(Rows from a dataset)
++++++++

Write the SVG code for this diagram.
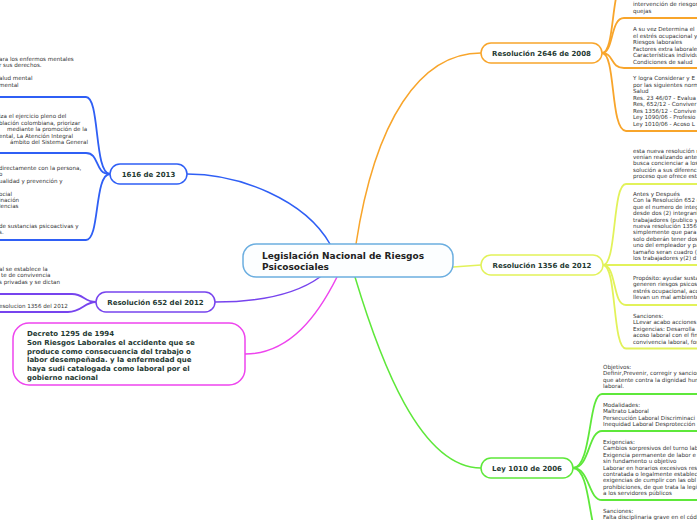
<svg xmlns="http://www.w3.org/2000/svg" width="697" height="520" viewBox="0 0 697 520">
<style>
.sub{font-family:"DejaVu Sans",Verdana,sans-serif;font-size:5.6px;fill:#333}
.nt{font-family:"DejaVu Sans",Verdana,sans-serif;font-weight:bold;font-size:7px;fill:#1f3a33;text-anchor:middle}
.c{fill:none;stroke-width:1.5;stroke-linecap:round}
.u{fill:none;stroke-width:1.8;stroke-linecap:round}
.box{fill:#fff;stroke-width:1.5}
</style>
<rect width="697" height="520" fill="#fff"/>
<g id="connectors">
  <path class="c" stroke="#2f5ff5" d="M330,244 C305,200 240,174 187,174"/>
  <path class="c" stroke="#f8a52b" d="M356,244 C375,120 420,53 481,53"/>
  <path class="c" stroke="#e2f25a" d="M453,267 L481,265"/>
  <path class="c" stroke="#7744ee" d="M320,277 C295,295 260,302 215,302"/>
  <path class="c" stroke="#ee44ee" d="M337,277 C318,315 290,354 245,354"/>
  <path class="c" stroke="#5ee83a" d="M355,277 C380,360 420,468 481,468"/>
  <!-- 2646 -->
  <path class="u" stroke="#f8a52b" d="M602,53 C616,53 610,-20 626,-20"/>
  <path class="u" stroke="#f8a52b" d="M602,53 C614,53 610,18 624,18 L697,18"/>
  <path class="u" stroke="#f8a52b" d="M602,53 C614,53 610,68 624,68 L697,68"/>
  <path class="u" stroke="#f8a52b" d="M602,53 C616,53 610,131 626,131 L697,131"/>
  <!-- 1356 -->
  <path class="u" stroke="#e2f25a" d="M603,265 C617,265 612,184 626,184 L697,184"/>
  <path class="u" stroke="#e2f25a" d="M603,265 L697,265"/>
  <path class="u" stroke="#e2f25a" d="M603,265 C617,265 612,305 626,305 L697,305"/>
  <path class="u" stroke="#e2f25a" d="M603,265 C617,265 612,348.5 626,348.5 L697,348.5"/>
  <!-- 1010 -->
  <path class="u" stroke="#5ee83a" d="M573,468 C592,468 588,394 602,394 L697,394"/>
  <path class="u" stroke="#5ee83a" d="M573,468 C590,468 588,431 602,431 L697,431"/>
  <path class="u" stroke="#5ee83a" d="M573,468 C590,468 588,500 602,500 L697,500"/>
  <path class="u" stroke="#5ee83a" d="M573,468 C592,468 588,540 602,540"/>
  <!-- 1616 -->
  <path class="u" stroke="#2f5ff5" d="M110,174 C94,174 100,97 86,97 L0,97"/>
  <path class="u" stroke="#2f5ff5" d="M110,174 C94,174 100,153 86,153 L0,153"/>
  <path class="u" stroke="#2f5ff5" d="M110,174 C94,174 100,240 86,240 L0,240"/>
  <!-- 652 -->
  <path class="u" stroke="#7744ee" d="M96,302 C84,302 84,294 72,294 L0,294"/>
  <path class="u" stroke="#7744ee" d="M96,302 C84,302 82,312 68,312 L0,312"/>
</g>
<g id="central">
  <rect x="243" y="244" width="210" height="33" rx="13" fill="#fcfeff" stroke="#6baee0" stroke-width="1.5"/>
  <text x="262" y="259" font-family="DejaVu Sans, Verdana, sans-serif" font-weight="bold" font-size="9" fill="#222">Legislación Nacional de Riesgos</text>
  <text x="262" y="270" font-family="DejaVu Sans, Verdana, sans-serif" font-weight="bold" font-size="9" fill="#222">Psicosociales</text>
</g>
<g id="n2646">
  <rect class="box" x="481" y="43" width="121" height="20" rx="10" stroke="#f8a52b"/>
  <text class="nt" x="541.5" y="56">Resolución 2646 de 2008</text>
</g>
<g id="n1356">
  <rect class="box" x="481" y="255" width="122" height="20" rx="10" stroke="#e2f25a"/>
  <text class="nt" x="542" y="268">Resolución 1356 de 2012</text>
</g>
<g id="n1010">
  <rect class="box" x="481" y="458" width="92" height="20" rx="10" stroke="#5ee83a"/>
  <text class="nt" x="527" y="471">Ley 1010 de 2006</text>
</g>
<g id="n1616">
  <rect class="box" x="110" y="164" width="77" height="20" rx="10" stroke="#2f5ff5"/>
  <text class="nt" x="148.5" y="177">1616 de 2013</text>
</g>
<g id="n652">
  <rect class="box" x="96" y="292" width="119" height="20" rx="10" stroke="#7744ee"/>
  <text class="nt" x="155.5" y="305">Resolución 652 del 2012</text>
</g>
<g id="decreto">
  <rect class="box" x="13" y="323" width="232" height="62" rx="16" stroke="#ee44ee"/>
  <g font-family="DejaVu Sans, Verdana, sans-serif" font-weight="bold" font-size="7" fill="#1f3a33">
    <text x="27" y="336">Decreto 1295 de 1994</text>
    <text x="27" y="344.8">Son  Riesgos Laborales el accidente que se</text>
    <text x="27" y="353.6">produce como consecuencia del trabajo o</text>
    <text x="27" y="362.4">labor desempeñada. y  la enfermedad que</text>
    <text x="27" y="371.2">haya sudi catalogada como laboral por el</text>
    <text x="27" y="380">gobierno nacional</text>
  </g>
</g>
<g id="sub2646" class="sub">
  <text x="633" y="6">intervención de riesgos</text>
  <text x="633" y="12.5">quejas</text>
  <text x="633" y="31">A su vez  Determina el</text>
  <text x="633" y="37.5">el estrés ocupacional y</text>
  <text x="633" y="44">Riesgos laborales</text>
  <text x="633" y="50.5">Factores extra laborales</text>
  <text x="633" y="57">Características individu</text>
  <text x="633" y="63.5"> Condiciones de salud</text>
  <text x="633" y="80">Y logra  Considerar y E</text>
  <text x="633" y="86.5">por las siguientes norm</text>
  <text x="633" y="93">Salud</text>
  <text x="633" y="99.5">Res. 23 46/07 - Evalua</text>
  <text x="633" y="106">Res, 652/12 - Conviver</text>
  <text x="633" y="112.5">Res 1356/12 - Convive</text>
  <text x="633" y="119">Ley 1090/06 - Profesio</text>
  <text x="633" y="125.5">Ley 1010/06 - Acoso L</text>
</g>
<g id="sub1356" class="sub">
  <text x="633" y="152.5">esta nueva resolución r</text>
  <text x="633" y="158.9">venían realizando antes</text>
  <text x="633" y="165.3">busca concienciar a los</text>
  <text x="633" y="171.7">solución a sus diferenci</text>
  <text x="633" y="178.1">proceso que ofrece esta</text>
  <text x="633" y="196">Antes y Después</text>
  <text x="633" y="202.4">Con la Resolución 652 c</text>
  <text x="633" y="208.8">que el numero de integ</text>
  <text x="633" y="215.2">desde dos (2) integrant</text>
  <text x="633" y="221.6">trabajadores (publico y</text>
  <text x="633" y="228">nueva resolución 1356</text>
  <text x="633" y="234.4">simplemente que para</text>
  <text x="633" y="240.8">solo deberán tener dos</text>
  <text x="633" y="247.2">uno del empleador y pa</text>
  <text x="633" y="253.6">tamaño seran cuadro (</text>
  <text x="633" y="260">los trabajadores y(2) d</text>
  <text x="633" y="280">Propósito: ayudar susta</text>
  <text x="633" y="286.4">generen riesgos psicos</text>
  <text x="633" y="292.8">estrés ocupacional, acc</text>
  <text x="633" y="299.2">llevan un mal ambiente</text>
  <text x="633" y="318">Sanciones:</text>
  <text x="633" y="324.4">LLevar acabo acciones</text>
  <text x="633" y="330.8">Exigencias: Desarrolla</text>
  <text x="633" y="337.2">acoso laboral con el fin</text>
  <text x="633" y="343.6">convivencia laboral, for</text>
</g>
<g id="sub1010" class="sub">
  <text x="603" y="369">Objetivos:</text>
  <text x="603" y="375.4">Definir,Prevenir, corregir y sancion</text>
  <text x="603" y="381.8">que atente contra la dignidad hum</text>
  <text x="603" y="388.2">laboral.</text>
  <text x="603" y="407">Modalidades:</text>
  <text x="603" y="413.4">Maltrato Laboral</text>
  <text x="603" y="419.8"> Persecución Laboral Discriminaci</text>
  <text x="603" y="426.2">Inequidad Laboral Desprotección</text>
  <text x="603" y="444">Exigencias:</text>
  <text x="603" y="450.4">Cambios sorpresivos del turno lab</text>
  <text x="603" y="456.8"> Exigencia permanente de labor e</text>
  <text x="603" y="463.2">sin fundamento u objetivo</text>
  <text x="603" y="469.6">Laborar en horarios excesivos res</text>
  <text x="603" y="476">contratada o legalmente establec</text>
  <text x="603" y="482.4">exigencias de cumplir con las obl</text>
  <text x="603" y="488.8">prohibiciones, de que trata la legi</text>
  <text x="603" y="495.2">a los servidores públicos</text>
  <text x="603" y="513">Sanciones:</text>
  <text x="603" y="519.4">Falta disciplinaria grave en el códi</text>
</g>
<g id="sub1616" class="sub">
  <text x="-1" y="61">ara los enfermos mentales</text>
  <text x="-1" y="67.4">r sus derechos.</text>
  <text x="-1" y="80.2">alud mental</text>
  <text x="-1" y="86.6">mental</text>
  <text x="-1" y="118">iza el ejercicio pleno del</text>
  <text x="-1" y="124.5">blación colombiana, priorizar</text>
  <text x="7" y="131">mediante la promoción de la</text>
  <text x="-1" y="137.5">ental, La Atención Integral</text>
  <text x="10" y="144">ámbito del Sistema General</text>
  <text x="-1" y="170">directamente con la persona,</text>
  <text x="-1" y="176.4">o</text>
  <text x="-1" y="182.8">ualidad y prevención y</text>
  <text x="-1" y="195.6">ocial</text>
  <text x="-1" y="202">inación</text>
  <text x="-1" y="208.4">lencias</text>
  <text x="-1" y="227.6">de sustancias psicoactivas y</text>
  <text x="-1" y="234">s.</text>
</g>
<g id="sub652" class="sub">
  <text x="-1" y="271">al se establece la</text>
  <text x="1" y="277.4">te de convivencia</text>
  <text x="-1" y="283.8">s privadas y se dictan</text>
  <text x="-1" y="308">esolucion 1356 del 2012</text>
</g>
</svg>
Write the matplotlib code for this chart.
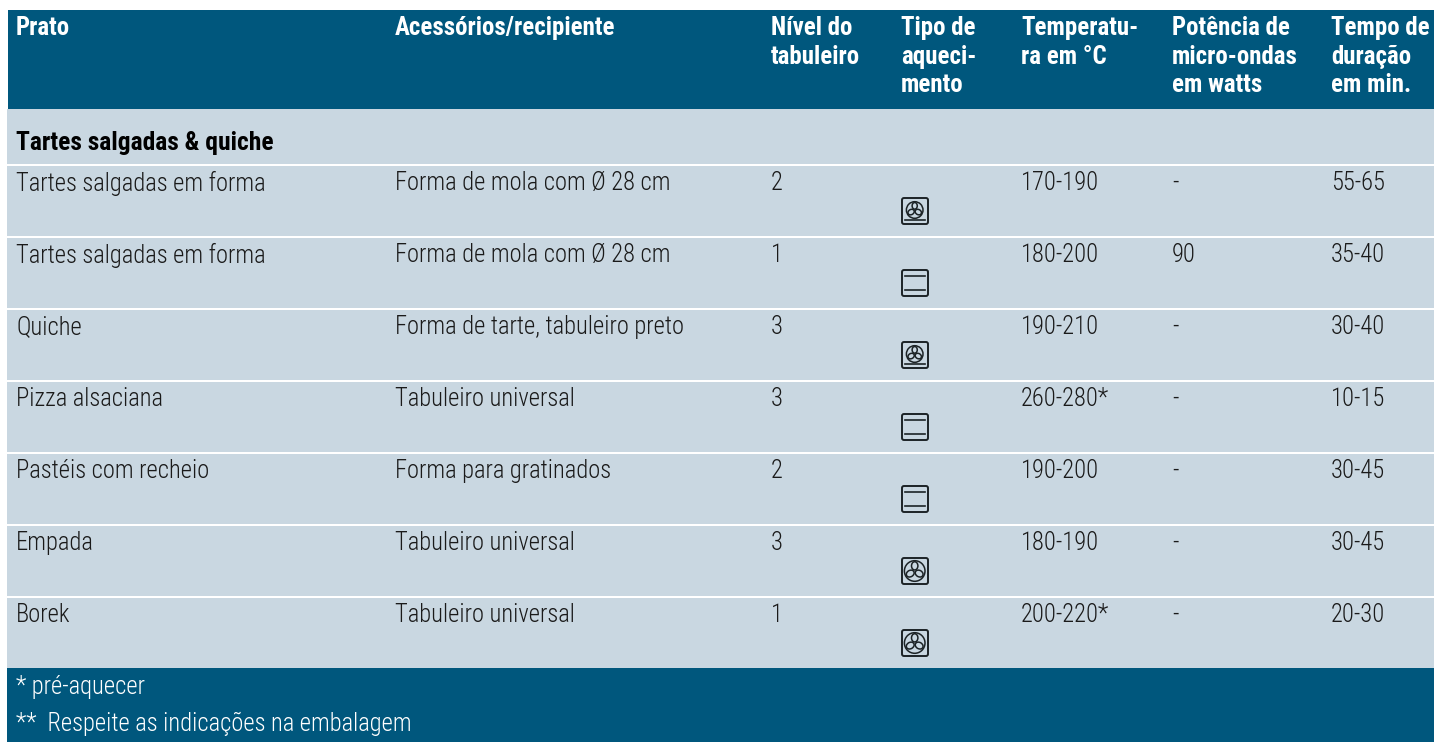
import numpy as np
import matplotlib
matplotlib.use('Agg')
import matplotlib.pyplot as plt
from matplotlib.patches import Rectangle, FancyBboxPatch, Circle, Ellipse
from matplotlib import font_manager

names = {f.name for f in font_manager.fontManager.ttflist}
if 'Roboto Condensed' in names:
    FONT, BODY, HEAD, SECT = 'Roboto Condensed', 17.65, 17.9, 18.4
else:
    FONT, BODY, HEAD, SECT = 'Liberation Sans', 15.5, 15.2, 15.5
matplotlib.rcParams['font.family'] = [FONT, 'DejaVu Sans']

# table content
headers = ['Prato', 'Acessórios/recipiente', 'Nível do\ntabuleiro', 'Tipo de\naqueci-\nmento',
           'Temperatu-\nra em °C', 'Potência de\nmicro-ondas\nem watts', 'Tempo de\nduração\nem min.']
section = 'Tartes salgadas & quiche'
pratos = ['Tartes salgadas em forma', 'Tartes salgadas em forma', 'Quiche', 'Pizza alsaciana',
          'Pastéis com recheio', 'Empada', 'Borek']
acessorios = ['Forma de mola com Ø 28 cm', 'Forma de mola com Ø 28 cm', 'Forma de tarte, tabuleiro preto',
              'Tabuleiro universal', 'Forma para gratinados', 'Tabuleiro universal', 'Tabuleiro universal']
niveis = ['2', '1', '3', '3', '2', '3', '1']
aquecimento = ['fan_grill', 'top_bottom', 'fan_grill', 'top_bottom', 'top_bottom', 'fan', 'fan']
temperaturas = ['170-190', '180-200', '190-210', '260-280*', '190-200', '180-190', '200-220*']
potencias = ['-', '90', '-', '-', '-', '-', '-']
tempos = ['55-65', '35-40', '30-40', '10-15', '30-45', '30-45', '20-30']
notas = ['* pré-aquecer', '**  Respeite as indicações na embalagem']

DARK = '#00577d'
LIGHT = '#c9d7e1'
ICON = '#1c2326'

col_x = [16, 395, 771, 901, 1021, 1172, 1331]
row_h = 72
first_row = 165


def draw_icon(ax, x, y, kind):
    ax.add_patch(FancyBboxPatch((x, y), 26, 26, boxstyle='round,pad=0,rounding_size=2',
                                fc='none', ec=ICON, lw=1.4, zorder=3))
    if kind == 'top_bottom':
        ax.plot([x + 3, x + 23], [y + 5.7, y + 5.7], color=ICON, lw=1.2, zorder=3)
        ax.plot([x + 3, x + 23], [y + 19.7, y + 19.7], color=ICON, lw=1.2, zorder=3)
        return
    grill = kind == 'fan_grill'
    cy = y + (12 if grill else 13)
    r = 8.3 if grill else 10.3
    ax.add_patch(Circle((x + 12.7, cy), r, fc='none', ec=ICON, lw=1.1, zorder=3))
    for ang in [90, 210, 330]:
        d = r * 0.5
        rad = np.deg2rad(ang)
        ax.add_patch(Ellipse((x + 12.7 + d * np.cos(rad), cy - d * np.sin(rad)),
                             r * 0.8, r * 0.62, angle=-ang, fc='none', ec=ICON, lw=1.1, zorder=3))
    if grill:
        ax.plot([x + 3, x + 23], [y + 21.5, y + 21.5], color=ICON, lw=1.2, zorder=3)


fig = plt.figure(figsize=(14.34, 7.42), dpi=100)
ax = fig.add_axes([0, 0, 1, 1])
ax.set_xlim(0, 1434)
ax.set_ylim(742, 0)
ax.axis('off')

# backgrounds
ax.add_patch(Rectangle((8, 10), 1426, 99, fc=DARK, ec='none'))
ax.add_patch(Rectangle((7, 109), 1427, 55, fc=LIGHT, ec='none'))
for i in range(len(pratos)):
    ax.add_patch(Rectangle((7, first_row + i * row_h + 1), 1427, row_h - 2, fc=LIGHT, ec='none'))
footer_top = first_row + len(pratos) * row_h - 1
ax.add_patch(Rectangle((7, footer_top), 1427, 742 - footer_top, fc=DARK, ec='none'))

# header
for x, h in zip(col_x, headers):
    ax.text(x, 16, h, color='white', fontsize=HEAD, fontweight='bold', va='top', ha='left', linespacing=1.25)
ax.text(16, 143, section, color='black', fontsize=SECT, fontweight='bold', va='center', ha='left')

# rows
for i in range(len(pratos)):
    top = first_row + i * row_h
    ty = top + 18
    for x, val in zip([col_x[0], col_x[1], col_x[2], col_x[4], col_x[5], col_x[6]],
                      [pratos[i], acessorios[i], niveis[i], temperaturas[i], potencias[i], tempos[i]]):
        ax.text(x, ty, val, color='#1a1a1a', fontsize=BODY, fontweight='light', va='center', ha='left')
    draw_icon(ax, 902, top + 33, aquecimento[i])

# footer
ax.text(16, footer_top + 19, notas[0], color='white', fontsize=BODY, fontweight='light', va='center', ha='left')
ax.text(16, footer_top + 56, notas[1], color='white', fontsize=BODY, fontweight='light', va='center', ha='left')

fig.savefig('out.png', dpi=100, facecolor='white')
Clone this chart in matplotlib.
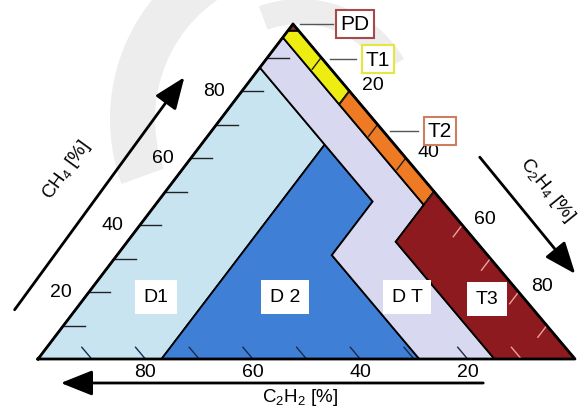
import matplotlib.pyplot as plt
import numpy as np
from matplotlib.patches import Polygon, FancyArrowPatch, Wedge

plt.rcParams['font.family'] = ['Liberation Sans', 'DejaVu Sans']
plt.rcParams['mathtext.fontset'] = 'custom'
plt.rcParams['mathtext.rm'] = 'Liberation Sans'

# Duval triangle zones, corners given as (C2H2, C2H4, CH4) in %
zone_names = ['D1', 'D2', 'DT', 'T1', 'T2', 'T3', 'PD']
zone_pd = [(0, 0, 100), (2, 0, 98), (0, 2, 98)]
zone_t1 = [(0, 2, 98), (2, 0, 98), (4, 0, 96), (4, 20, 76), (0, 20, 80)]
zone_t2 = [(0, 20, 80), (4, 20, 76), (4, 50, 46), (0, 50, 50)]
zone_t3 = [(0, 50, 50), (15, 50, 35), (15, 85, 0), (0, 100, 0)]
zone_d1 = [(13, 0, 87), (100, 0, 0), (77, 23, 0), (13, 23, 64)]
zone_d2 = [(13, 23, 64), (77, 23, 0), (29, 71, 0), (29, 40, 31), (13, 40, 47)]
zone_dt = [(4, 0, 96), (13, 0, 87), (13, 40, 47), (29, 40, 31), (29, 71, 0),
           (15, 85, 0), (15, 50, 35), (4, 50, 46)]
zone_colors = {'D1': '#c8e4f0', 'D2': '#3f7fd6', 'DT': '#d8d8f0',
               'T1': '#eded12', 'T2': '#ee7a24', 'T3': '#8c1a1e', 'PD': '#8a2c34'}

tick_values = [10, 20, 30, 40, 50, 60, 70, 80, 90]
label_values = [20, 40, 60, 80]

# corners of the triangle on the page (pixels)
BL = np.array([38.0, 360.0])    # 100 % C2H2
BR = np.array([575.0, 360.0])   # 100 % C2H4
TOP = np.array([293.0, 25.0])   # 100 % CH4


def tern(c2h2, c2h4, ch4):
    return (c2h2 * BL + c2h4 * BR + ch4 * TOP) / 100.0


fig = plt.figure(figsize=(5.78, 4.10), dpi=100)
ax = fig.add_axes([0, 0, 1, 1])
ax.set_xlim(0, 578)
ax.set_ylim(410, 0)
ax.axis('off')

# faint watermark arc in the background
ax.add_patch(Wedge((300, 120), 190, 160, 245, width=45, fc='#ededed', ec='none', zorder=0))
ax.add_patch(Wedge((300, 120), 120, 250, 330, width=25, fc='#ededed', ec='none', zorder=0))

# zones
zones = {'D1': zone_d1, 'D2': zone_d2, 'DT': zone_dt, 'T1': zone_t1,
         'T2': zone_t2, 'T3': zone_t3, 'PD': zone_pd}
for name in zone_names:
    pts = [tern(*p) for p in zones[name]]
    ax.add_patch(Polygon(pts, closed=True, fc=zone_colors[name], ec='black', lw=1.3, zorder=2))

# outline
outline = np.array([BL, BR, TOP, BL])
ax.plot(outline[:, 0], outline[:, 1], color='black', lw=2, zorder=4)

# ticks on the bottom side (C2H2)
for k in tick_values:
    p0 = tern(k, 100 - k, 0)
    p1 = tern(k, 100 - k - 3.5, 3.5)
    col = '#f0a0a0' if k < 15 else '#1a2a50'
    ax.plot([p0[0], p1[0]], [p0[1], p1[1]], color=col, lw=1, zorder=3)
# ticks on the left side (CH4)
for k in tick_values:
    p0 = tern(100 - k, 0, k)
    p1 = tern(100 - k - 4, 4, k)
    ax.plot([p0[0], p1[0]], [p0[1], p1[1]], color='#222222', lw=1, zorder=3)
# ticks on the right side (C2H4)
for k in tick_values:
    p0 = tern(0, k, 100 - k)
    p1 = tern(3.5, k, 100 - k - 3.5)
    col = '#f0a0a0' if k > 50 else '#222222'
    ax.plot([p0[0], p1[0]], [p0[1], p1[1]], color=col, lw=1, zorder=3)

# tick labels
for k in label_values:
    p = tern(100 - k, k, 0)
    ax.text(p[0], p[1] + 13, str(100 - k), ha='center', va='center', fontsize=14)
    p = tern(100 - k, 0, k)
    ax.text(p[0] - 28, p[1], str(k), ha='center', va='center', fontsize=14)
    p = tern(0, k, 100 - k)
    ax.text(p[0] + 23, p[1] - 6, str(k), ha='center', va='center', fontsize=14)

# zone labels in white boxes
inner_labels = [('D1', 156, 298), ('D 2', 285, 298), ('D T', 407, 298), ('T3', 487, 300)]
for txt, x, y in inner_labels:
    ax.text(x, y, txt, ha='center', va='center', fontsize=14, zorder=5,
            bbox=dict(boxstyle='square,pad=0.45', fc='white', ec='none'))

outer_labels = [('PD', 355, 25, '#a84848', 300), ('T1', 378, 60, '#e6e640', 330),
                ('T2', 440, 132, '#cc7e5e', 390)]
for txt, x, y, ec, x0 in outer_labels:
    ax.plot([x0, x - 22], [y, y], color='#555555', lw=1, zorder=3)
    ax.text(x, y, txt, ha='center', va='center', fontsize=15, zorder=5,
            bbox=dict(boxstyle='square,pad=0.2', fc='white', ec=ec, lw=1.5))

# axis arrows
arrow_kw = dict(arrowstyle='-|>,head_length=1.5,head_width=0.6', color='black', lw=2,
                mutation_scale=13, zorder=4)
ax.add_patch(FancyArrowPatch((13, 313), (186, 76), **arrow_kw))
ax.add_patch(FancyArrowPatch((478, 156), (577, 277), **arrow_kw))
ax.add_patch(FancyArrowPatch((486, 384), (58, 384), **arrow_kw))

ax.text(67, 170, r'CH$_4$ [%]', rotation=54, ha='center', va='center', fontsize=13.5)
ax.text(547, 190, r'C$_2$H$_4$ [%]', rotation=-51, ha='center', va='center', fontsize=13.5)
ax.text(300, 398, r'C$_2$H$_2$ [%]', ha='center', va='center', fontsize=13.5)

fig.savefig('out.png', dpi=100)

++++++++

▸ **SHORT EXERCISE**: Go back to the lines above and output, exactly as they stand, the ones from the line containing "Write the matplotlib code for this chart." to the line containing "first_row = 165". Leave all pictures behind.

▸ **TASK RESPONSE**:
Write the matplotlib code for this chart.
import numpy as np
import matplotlib
matplotlib.use('Agg')
import matplotlib.pyplot as plt
from matplotlib.patches import Rectangle, FancyBboxPatch, Circle, Ellipse
from matplotlib import font_manager

names = {f.name for f in font_manager.fontManager.ttflist}
if 'Roboto Condensed' in names:
    FONT, BODY, HEAD, SECT = 'Roboto Condensed', 17.65, 17.9, 18.4
else:
    FONT, BODY, HEAD, SECT = 'Liberation Sans', 15.5, 15.2, 15.5
matplotlib.rcParams['font.family'] = [FONT, 'DejaVu Sans']

# table content
headers = ['Prato', 'Acessórios/recipiente', 'Nível do\ntabuleiro', 'Tipo de\naqueci-\nmento',
           'Temperatu-\nra em °C', 'Potência de\nmicro-ondas\nem watts', 'Tempo de\nduração\nem min.']
section = 'Tartes salgadas & quiche'
pratos = ['Tartes salgadas em forma', 'Tartes salgadas em forma', 'Quiche', 'Pizza alsaciana',
          'Pastéis com recheio', 'Empada', 'Borek']
acessorios = ['Forma de mola com Ø 28 cm', 'Forma de mola com Ø 28 cm', 'Forma de tarte, tabuleiro preto',
              'Tabuleiro universal', 'Forma para gratinados', 'Tabuleiro universal', 'Tabuleiro universal']
niveis = ['2', '1', '3', '3', '2', '3', '1']
aquecimento = ['fan_grill', 'top_bottom', 'fan_grill', 'top_bottom', 'top_bottom', 'fan', 'fan']
temperaturas = ['170-190', '180-200', '190-210', '260-280*', '190-200', '180-190', '200-220*']
potencias = ['-', '90', '-', '-', '-', '-', '-']
tempos = ['55-65', '35-40', '30-40', '10-15', '30-45', '30-45', '20-30']
notas = ['* pré-aquecer', '**  Respeite as indicações na embalagem']

DARK = '#00577d'
LIGHT = '#c9d7e1'
ICON = '#1c2326'

col_x = [16, 395, 771, 901, 1021, 1172, 1331]
row_h = 72
first_row = 165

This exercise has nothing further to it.